Strengthening grantees’ organizational capacity, investing in their individual leaders and uniting with them to create transformation are integral parts of Kresge’s mission. (Photo by Steve Ruark)

Kresge unveiled FUEL in 2016 in collaboration with Community Wealth Partners, a Washington, D.C.-based consulting firm that crafts results-driven strategies for nonprofits. Committing $1.3 million to this important work, FUEL set out to build the effectiveness of senior and mid-level nonprofit leaders at Kresge-funded organizations to strengthen their operations and bolster the resilience of the broader social sector.

The interest in FUEL’s programming was impressive, with nearly 300 people from 120 organizations participating over the course of two years.

“About 85 percent of the grantees that the program teams nominated took advantage of the opportunity, even though they had to fit the commitment into their already demanding workloads,” Altman Smith says.

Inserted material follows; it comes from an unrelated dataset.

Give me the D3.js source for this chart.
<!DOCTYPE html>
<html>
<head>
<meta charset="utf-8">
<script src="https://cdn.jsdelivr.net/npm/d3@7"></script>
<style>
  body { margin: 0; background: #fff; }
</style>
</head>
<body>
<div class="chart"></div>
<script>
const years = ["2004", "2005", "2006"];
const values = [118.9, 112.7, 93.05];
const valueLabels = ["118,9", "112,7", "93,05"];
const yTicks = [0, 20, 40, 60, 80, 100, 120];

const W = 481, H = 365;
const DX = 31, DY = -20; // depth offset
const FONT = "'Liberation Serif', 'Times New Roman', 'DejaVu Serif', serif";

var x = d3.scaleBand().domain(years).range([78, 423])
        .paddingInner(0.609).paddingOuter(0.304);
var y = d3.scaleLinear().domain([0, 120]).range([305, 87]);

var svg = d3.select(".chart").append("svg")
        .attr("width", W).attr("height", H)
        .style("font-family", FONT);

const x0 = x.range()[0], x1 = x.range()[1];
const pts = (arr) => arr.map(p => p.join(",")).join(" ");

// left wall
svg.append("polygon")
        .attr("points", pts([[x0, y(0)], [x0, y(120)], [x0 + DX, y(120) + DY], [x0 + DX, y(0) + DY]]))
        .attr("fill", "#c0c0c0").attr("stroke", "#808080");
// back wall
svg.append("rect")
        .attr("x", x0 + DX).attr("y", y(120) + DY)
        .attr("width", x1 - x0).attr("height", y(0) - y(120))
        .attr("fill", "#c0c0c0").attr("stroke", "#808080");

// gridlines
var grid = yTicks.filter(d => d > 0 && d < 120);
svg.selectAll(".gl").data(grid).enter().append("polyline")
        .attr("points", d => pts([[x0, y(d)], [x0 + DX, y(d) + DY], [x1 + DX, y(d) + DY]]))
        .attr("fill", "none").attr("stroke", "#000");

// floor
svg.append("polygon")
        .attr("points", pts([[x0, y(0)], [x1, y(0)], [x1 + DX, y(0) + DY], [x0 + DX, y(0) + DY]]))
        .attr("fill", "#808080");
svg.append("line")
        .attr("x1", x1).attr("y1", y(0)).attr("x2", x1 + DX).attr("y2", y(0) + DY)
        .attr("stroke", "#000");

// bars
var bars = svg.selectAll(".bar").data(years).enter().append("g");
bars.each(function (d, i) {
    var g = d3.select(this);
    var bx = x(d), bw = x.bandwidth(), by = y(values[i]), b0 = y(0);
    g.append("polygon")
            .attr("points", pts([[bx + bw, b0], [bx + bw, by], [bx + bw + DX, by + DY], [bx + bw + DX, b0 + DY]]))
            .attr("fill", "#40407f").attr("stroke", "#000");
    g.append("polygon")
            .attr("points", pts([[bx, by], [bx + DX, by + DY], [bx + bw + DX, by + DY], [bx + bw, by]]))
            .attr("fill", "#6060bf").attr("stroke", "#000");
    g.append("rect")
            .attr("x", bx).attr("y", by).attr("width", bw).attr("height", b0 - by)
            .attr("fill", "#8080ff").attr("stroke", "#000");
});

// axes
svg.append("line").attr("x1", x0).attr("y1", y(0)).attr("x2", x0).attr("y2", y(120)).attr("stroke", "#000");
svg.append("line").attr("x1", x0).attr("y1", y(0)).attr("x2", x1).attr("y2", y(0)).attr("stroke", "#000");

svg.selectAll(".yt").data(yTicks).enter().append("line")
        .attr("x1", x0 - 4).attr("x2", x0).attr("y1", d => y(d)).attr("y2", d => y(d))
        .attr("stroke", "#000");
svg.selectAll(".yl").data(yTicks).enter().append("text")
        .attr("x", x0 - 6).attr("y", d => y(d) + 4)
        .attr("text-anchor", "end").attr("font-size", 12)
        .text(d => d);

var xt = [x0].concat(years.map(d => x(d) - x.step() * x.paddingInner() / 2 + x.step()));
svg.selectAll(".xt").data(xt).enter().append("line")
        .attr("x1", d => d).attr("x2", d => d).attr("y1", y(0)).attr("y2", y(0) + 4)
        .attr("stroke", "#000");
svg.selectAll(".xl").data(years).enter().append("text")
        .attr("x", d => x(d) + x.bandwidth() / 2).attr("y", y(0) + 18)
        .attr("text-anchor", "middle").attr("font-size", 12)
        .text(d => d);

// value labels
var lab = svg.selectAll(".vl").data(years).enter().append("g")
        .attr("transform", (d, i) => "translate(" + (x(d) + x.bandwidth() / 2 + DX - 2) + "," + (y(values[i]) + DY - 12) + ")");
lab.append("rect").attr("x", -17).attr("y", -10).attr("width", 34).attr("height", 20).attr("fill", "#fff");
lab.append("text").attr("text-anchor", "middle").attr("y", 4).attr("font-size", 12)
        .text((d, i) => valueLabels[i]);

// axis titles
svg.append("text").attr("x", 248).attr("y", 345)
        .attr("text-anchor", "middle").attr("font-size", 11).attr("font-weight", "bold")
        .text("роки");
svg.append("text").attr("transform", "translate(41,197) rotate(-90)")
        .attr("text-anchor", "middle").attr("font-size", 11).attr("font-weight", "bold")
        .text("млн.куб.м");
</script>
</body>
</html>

FUEL’s success hinged on offering a curated menu of services that grantees could tap as needed. These included individual leadership support, board capacity building, broad-based networking and leadership succession planning. That required Kresge to identify and partner with a cadre of specialized organizations to offer talent- and organization-building services to FUEL participants.

FUEL has also helped to deepen racial equity goals and understanding within the foundation itself. Kresge staff are embedding FUEL components into other grantmaking. For instance, the foundation’s Environment Program has unveiled a $625,000 initiative that provides equity-based leadership development to environmental nonprofits.

Building Momentum

LIFT and its FUEL program underscore Kresge’s role in pioneering philanthropic practice, particularly with leadership development programs that serve organizations working in cities.

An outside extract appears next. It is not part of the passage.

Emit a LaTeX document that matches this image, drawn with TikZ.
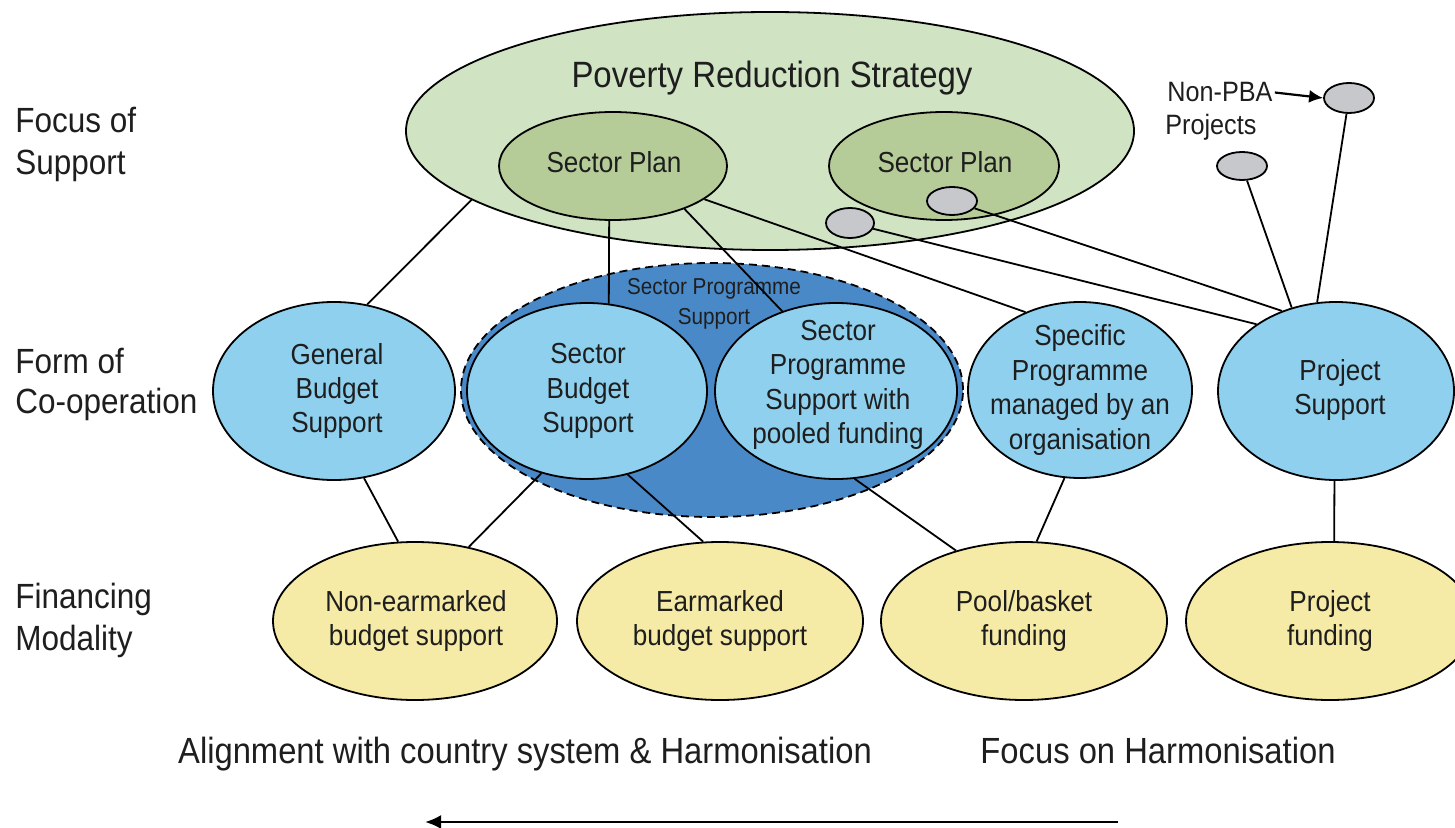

“We need to support the people who are at the front of this work, who have on-the-ground knowledge,” says Modi. “They have strong problem-solving skills, they have the ability to bring strong connectivity, they are the stewards of this work.”

This support comes at a pivotal moment. The nonprofit sector is bracing for a wave of talent turnover, fueled to a large degree by shifting demographics as Baby Boomers in leadership roles retire. Some of that change is also sparked by burnout and other inherent challenges that come from working on the front lines of human need, where missions are urgent and intense, and the challenges can be overwhelming and complicated.

By building the strength, resiliency and diversity of grantees so they are equipped to achieve their goals as well as equitable outcomes in their communities, The Kresge Foundation expects to magnify the impact of its investment while supporting grantees on multiple levels — helping them be even better equipped to bring remarkable and resilient change to America’s cities.

This is the momentum Kresge is championing.